··· Supplied information ···

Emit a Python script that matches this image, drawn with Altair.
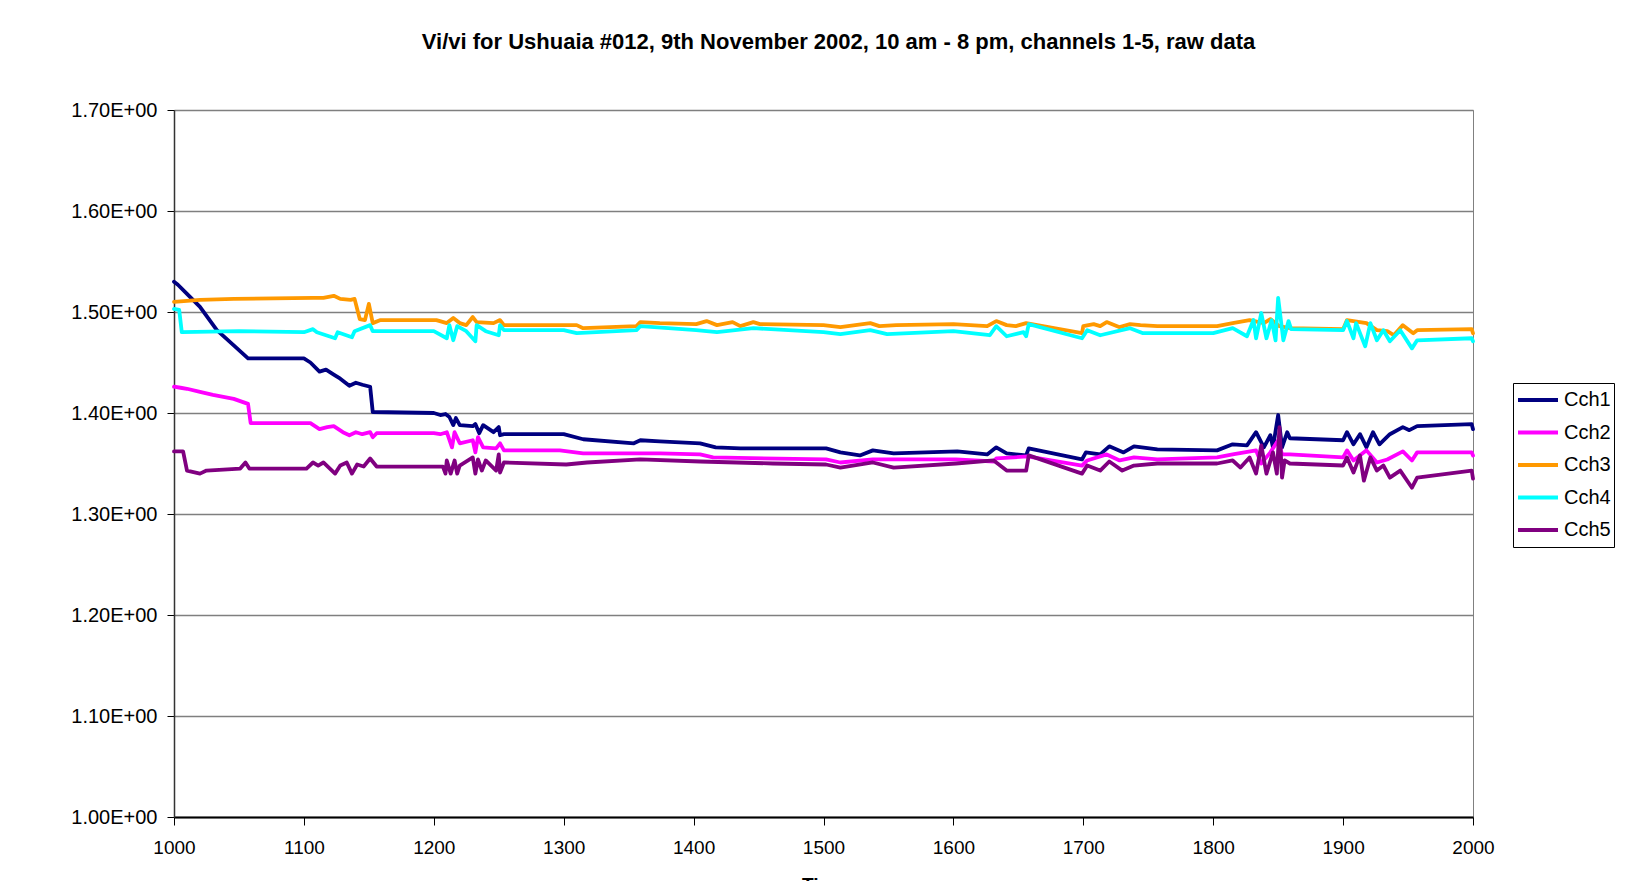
import altair as alt
import pandas as pd

channels = ["Cch1", "Cch2", "Cch3", "Cch4", "Cch5"]
colors = ["#000080", "#FF00FF", "#FF9900", "#00FFFF", "#800080"]

x_ticks = [1000, 1100, 1200, 1300, 1400, 1500, 1600, 1700, 1800, 1900, 2000]
y_ticks = [1.0, 1.1, 1.2, 1.3, 1.4, 1.5, 1.6, 1.7]

c1_t = [1000, 1003, 1010, 1020, 1033, 1046, 1057,
        1100, 1105, 1112, 1117, 1123, 1128, 1135, 1140, 1145, 1151, 1153,
        1200, 1205, 1209, 1212, 1215, 1217, 1220,
        1230, 1232, 1235, 1238, 1246, 1250, 1251, 1254,
        1300, 1315, 1354, 1359, 1374,
        1405, 1417, 1436, 1502, 1513, 1528, 1538, 1554,
        1603, 1626, 1633, 1641, 1656, 1658, 1699, 1702,
        1713, 1720, 1731, 1739, 1757,
        1803, 1815, 1826, 1833, 1839, 1844, 1846, 1850, 1853, 1857, 1859,
        1900, 1903, 1908, 1913, 1918, 1923, 1928, 1936, 1946, 1951, 1957, 1999, 2000]
c1_v = [1.530, 1.527, 1.518, 1.505, 1.482, 1.467, 1.454,
        1.454, 1.450, 1.441, 1.443, 1.438, 1.434, 1.427, 1.430, 1.428, 1.426, 1.401,
        1.400, 1.398, 1.399, 1.396, 1.388, 1.395, 1.388,
        1.387, 1.389, 1.380, 1.388, 1.381, 1.386, 1.378, 1.379,
        1.379, 1.374, 1.370, 1.373, 1.372,
        1.370, 1.366, 1.365, 1.365, 1.361, 1.358, 1.363, 1.360,
        1.362, 1.359, 1.366, 1.360, 1.358, 1.365, 1.354, 1.361,
        1.359, 1.367, 1.361, 1.367, 1.364,
        1.363, 1.369, 1.368, 1.381, 1.366, 1.378, 1.366, 1.398, 1.366, 1.381, 1.375,
        1.373, 1.381, 1.369, 1.379, 1.366, 1.381, 1.369, 1.379, 1.386, 1.383, 1.387, 1.389, 1.384]

c2_t = [1000, 1005, 1010, 1020, 1030, 1046, 1057, 1059, 1105, 1112,
        1118, 1123, 1130, 1135, 1140, 1145, 1151, 1153, 1156,
        1200, 1205, 1210, 1214, 1216, 1220, 1230, 1232, 1234, 1238, 1248, 1251, 1254,
        1297, 1315, 1359, 1374, 1405, 1415, 1502, 1513, 1538, 1602,
        1631, 1633, 1657, 1699, 1703, 1718, 1728, 1739, 1757, 1803,
        1815, 1833, 1837, 1844, 1850, 1853, 1859, 1900, 1903, 1908,
        1918, 1926, 1934, 1946, 1953, 1957, 1999, 2000]
c2_v = [1.426, 1.425, 1.424, 1.421, 1.418, 1.414, 1.409, 1.390, 1.390, 1.384,
        1.386, 1.387, 1.381, 1.378, 1.381, 1.379, 1.381, 1.376, 1.380,
        1.380, 1.379, 1.381, 1.366, 1.381, 1.370, 1.373, 1.361, 1.376, 1.366, 1.365, 1.370, 1.363,
        1.363, 1.360, 1.360, 1.360, 1.359, 1.356, 1.354, 1.351, 1.354, 1.354,
        1.352, 1.355, 1.357, 1.348, 1.353, 1.359, 1.353, 1.356, 1.354, 1.356,
        1.359, 1.363, 1.350, 1.361, 1.373, 1.359, 1.359, 1.356, 1.363, 1.353,
        1.363, 1.351, 1.354, 1.362, 1.353, 1.361, 1.361, 1.358]

c3_t = [1000, 1020, 1046, 1107, 1115, 1123, 1128, 1136, 1139, 1143, 1147, 1150, 1153, 1159,
        1202, 1210, 1215, 1220, 1225, 1230, 1233, 1246, 1251, 1254,
        1310, 1315, 1356, 1359, 1374,
        1402, 1410, 1418, 1430, 1436, 1446, 1451, 1500, 1513, 1536,
        1543, 1556, 1600, 1626, 1633, 1641, 1648, 1656, 1699, 1700,
        1708, 1713, 1718, 1728, 1736, 1744,
        1757, 1803, 1815, 1828, 1839, 1844, 1851, 1859, 1900, 1903,
        1918, 1926, 1934, 1939, 1946, 1954, 1957, 1999, 2000]
c3_v = [1.510, 1.512, 1.513, 1.514, 1.514, 1.516, 1.513, 1.512, 1.513, 1.493, 1.492, 1.508, 1.489, 1.492,
        1.492, 1.489, 1.494, 1.489, 1.487, 1.495, 1.490, 1.489, 1.492, 1.487,
        1.487, 1.484, 1.486, 1.490, 1.489,
        1.488, 1.491, 1.487, 1.490, 1.486, 1.490, 1.488, 1.487, 1.485, 1.489,
        1.486, 1.487, 1.488, 1.486, 1.491, 1.487, 1.486, 1.489, 1.479, 1.486,
        1.488, 1.486, 1.490, 1.485, 1.488, 1.487,
        1.486, 1.486, 1.489, 1.492, 1.489, 1.493, 1.486, 1.484, 1.483, 1.492,
        1.489, 1.482, 1.481, 1.477, 1.487, 1.479, 1.482, 1.483, 1.479]

c4_t = [1000, 1004, 1006, 1050, 1100, 1107, 1110, 1124, 1126, 1137, 1139, 1151, 1153,
        1200, 1210, 1212, 1215, 1218, 1225, 1232, 1233, 1240, 1250, 1251, 1254,
        1300, 1310, 1356, 1359, 1402, 1418, 1446, 1500, 1513, 1536,
        1549, 1600, 1628, 1633, 1641, 1654, 1656, 1658, 1699, 1703, 1713, 1736,
        1746, 1800, 1815, 1826, 1831, 1833, 1837, 1841, 1845, 1848, 1850, 1854, 1858, 1860,
        1900, 1903, 1908, 1910, 1917, 1921, 1926, 1931, 1936, 1944, 1953, 1957, 1999, 2000]
c4_v = [1.503, 1.502, 1.480, 1.481, 1.480, 1.483, 1.480, 1.474, 1.480, 1.475, 1.481, 1.487, 1.481,
        1.481, 1.474, 1.487, 1.472, 1.486, 1.481, 1.471, 1.487, 1.481, 1.477, 1.487, 1.482,
        1.482, 1.479, 1.482, 1.486, 1.482, 1.480, 1.484, 1.480, 1.478, 1.482,
        1.478, 1.481, 1.477, 1.486, 1.476, 1.480, 1.476, 1.488, 1.474, 1.482, 1.477, 1.484,
        1.479, 1.479, 1.484, 1.476, 1.492, 1.474, 1.499, 1.474, 1.492, 1.472, 1.514, 1.472, 1.491, 1.483,
        1.482, 1.491, 1.474, 1.489, 1.466, 1.489, 1.472, 1.482, 1.471, 1.482, 1.464, 1.472, 1.474, 1.471]

c5_t = [1000, 1007, 1010, 1020, 1025, 1051, 1055, 1058, 1102, 1107,
        1111, 1115, 1124, 1128, 1133, 1137, 1141, 1146, 1151, 1156,
        1207, 1209, 1210, 1213, 1216, 1218, 1220, 1230, 1232, 1234,
        1237, 1240, 1248, 1250, 1251, 1254,
        1302, 1318, 1359, 1405, 1461, 1502, 1513, 1538, 1554, 1602,
        1631, 1641, 1656, 1658, 1699, 1703, 1713, 1720, 1730, 1739, 1757,
        1803, 1815, 1821, 1828, 1833, 1837, 1841, 1846, 1849, 1851, 1853, 1855, 1859,
        1900, 1903, 1908, 1913, 1916, 1921, 1926, 1931, 1936, 1944, 1953, 1957, 1999, 2000]
c5_v = [1.362, 1.362, 1.343, 1.340, 1.343, 1.345, 1.351, 1.345, 1.345, 1.351,
        1.348, 1.351, 1.340, 1.348, 1.351, 1.340, 1.349, 1.347, 1.355, 1.347,
        1.347, 1.340, 1.353, 1.340, 1.353, 1.340, 1.348, 1.356, 1.340, 1.354,
        1.343, 1.353, 1.343, 1.359, 1.341, 1.351,
        1.349, 1.351, 1.354, 1.352, 1.350, 1.349, 1.346, 1.351, 1.346, 1.350,
        1.353, 1.343, 1.343, 1.358, 1.340, 1.348, 1.343, 1.352, 1.343, 1.348, 1.350,
        1.350, 1.353, 1.346, 1.356, 1.340, 1.368, 1.340, 1.361, 1.340, 1.386, 1.336, 1.353, 1.350,
        1.348, 1.356, 1.341, 1.358, 1.333, 1.356, 1.343, 1.348, 1.336, 1.343, 1.326, 1.336, 1.343, 1.335]

series_t = [c1_t, c2_t, c3_t, c4_t, c5_t]
series_v = [c1_v, c2_v, c3_v, c4_v, c5_v]

rows = []
for name, ts, vs in zip(channels, series_t, series_v):
    assert len(ts) == len(vs), name
    for i, (t, v) in enumerate(zip(ts, vs)):
        rows.append({"time": t, "value": v, "channel": name, "idx": i})
df = pd.DataFrame(rows)

title = "Vi/vi for Ushuaia #012, 9th November 2002, 10 am - 8 pm, channels 1-5, raw data"

chart = alt.Chart(df).mark_line(strokeWidth=3.8, strokeJoin="round", strokeCap="round").encode(
    x=alt.X("time:Q",
            scale=alt.Scale(domain=[1000, 2000], nice=False, zero=False),
            axis=alt.Axis(values=x_ticks, grid=False, title="Time", format="d",
                          labelFlush=False,
                          labelFont="Liberation Sans", labelFontSize=19, labelColor="black",
                          labelPadding=13, tickSize=8, tickColor="black", tickWidth=1,
                          domainColor="black", domainWidth=2,
                          titleFont="Liberation Sans", titleFontSize=19, titleFontWeight="bold",
                          titleColor="black", titlePadding=18)),
    y=alt.Y("value:Q",
            scale=alt.Scale(domain=[1.0, 1.7], nice=False, zero=False),
            axis=alt.Axis(values=y_ticks, title=None,
                          labelExpr="format(datum.value, '.2f') + 'E+00'",
                          labelFont="Liberation Sans", labelFontSize=20, labelColor="black",
                          labelPadding=10, tickSize=7, tickColor="black", tickWidth=1,
                          domainColor="#333333", domainWidth=1.5,
                          grid=True, gridColor="#7f7f7f", gridWidth=1.5)),
    color=alt.Color("channel:N",
                    scale=alt.Scale(domain=channels, range=colors),
                    legend=alt.Legend(title=None, orient="none", legendX=1339, legendY=273,
                                      symbolType="stroke", symbolSize=1600, symbolStrokeWidth=4,
                                      labelFont="Liberation Sans", labelFontSize=20,
                                      labelColor="black", labelOffset=4,
                                      clipHeight=28, rowPadding=4.5, padding=3,
                                      strokeColor="black")),
    order=alt.Order("idx:Q"),
).properties(
    width=1299,
    height=707,
    title=alt.Title(title, font="Liberation Sans", fontSize=22, fontWeight="bold",
                    color="black", anchor="middle", frame="group", offset=46, dx=15),
    autosize=alt.AutoSizeParams(type="none"),
    padding={"left": 166, "top": 102, "right": 164, "bottom": 64},
).configure_view(stroke="#808080", strokeWidth=1)

chart.save("out.html", embed_options={"renderer": "svg", "actions": False})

···

### What this task involves
Reproduce the material above exactly, first line through the line that contains "1.387, 1.389, 1.384]", minus the pictures.

### Reply
Emit a Python script that matches this image, drawn with Altair.
import altair as alt
import pandas as pd

channels = ["Cch1", "Cch2", "Cch3", "Cch4", "Cch5"]
colors = ["#000080", "#FF00FF", "#FF9900", "#00FFFF", "#800080"]

x_ticks = [1000, 1100, 1200, 1300, 1400, 1500, 1600, 1700, 1800, 1900, 2000]
y_ticks = [1.0, 1.1, 1.2, 1.3, 1.4, 1.5, 1.6, 1.7]

c1_t = [1000, 1003, 1010, 1020, 1033, 1046, 1057,
        1100, 1105, 1112, 1117, 1123, 1128, 1135, 1140, 1145, 1151, 1153,
        1200, 1205, 1209, 1212, 1215, 1217, 1220,
        1230, 1232, 1235, 1238, 1246, 1250, 1251, 1254,
        1300, 1315, 1354, 1359, 1374,
        1405, 1417, 1436, 1502, 1513, 1528, 1538, 1554,
        1603, 1626, 1633, 1641, 1656, 1658, 1699, 1702,
        1713, 1720, 1731, 1739, 1757,
        1803, 1815, 1826, 1833, 1839, 1844, 1846, 1850, 1853, 1857, 1859,
        1900, 1903, 1908, 1913, 1918, 1923, 1928, 1936, 1946, 1951, 1957, 1999, 2000]
c1_v = [1.530, 1.527, 1.518, 1.505, 1.482, 1.467, 1.454,
        1.454, 1.450, 1.441, 1.443, 1.438, 1.434, 1.427, 1.430, 1.428, 1.426, 1.401,
        1.400, 1.398, 1.399, 1.396, 1.388, 1.395, 1.388,
        1.387, 1.389, 1.380, 1.388, 1.381, 1.386, 1.378, 1.379,
        1.379, 1.374, 1.370, 1.373, 1.372,
        1.370, 1.366, 1.365, 1.365, 1.361, 1.358, 1.363, 1.360,
        1.362, 1.359, 1.366, 1.360, 1.358, 1.365, 1.354, 1.361,
        1.359, 1.367, 1.361, 1.367, 1.364,
        1.363, 1.369, 1.368, 1.381, 1.366, 1.378, 1.366, 1.398, 1.366, 1.381, 1.375,
        1.373, 1.381, 1.369, 1.379, 1.366, 1.381, 1.369, 1.379, 1.386, 1.383, 1.387, 1.389, 1.384]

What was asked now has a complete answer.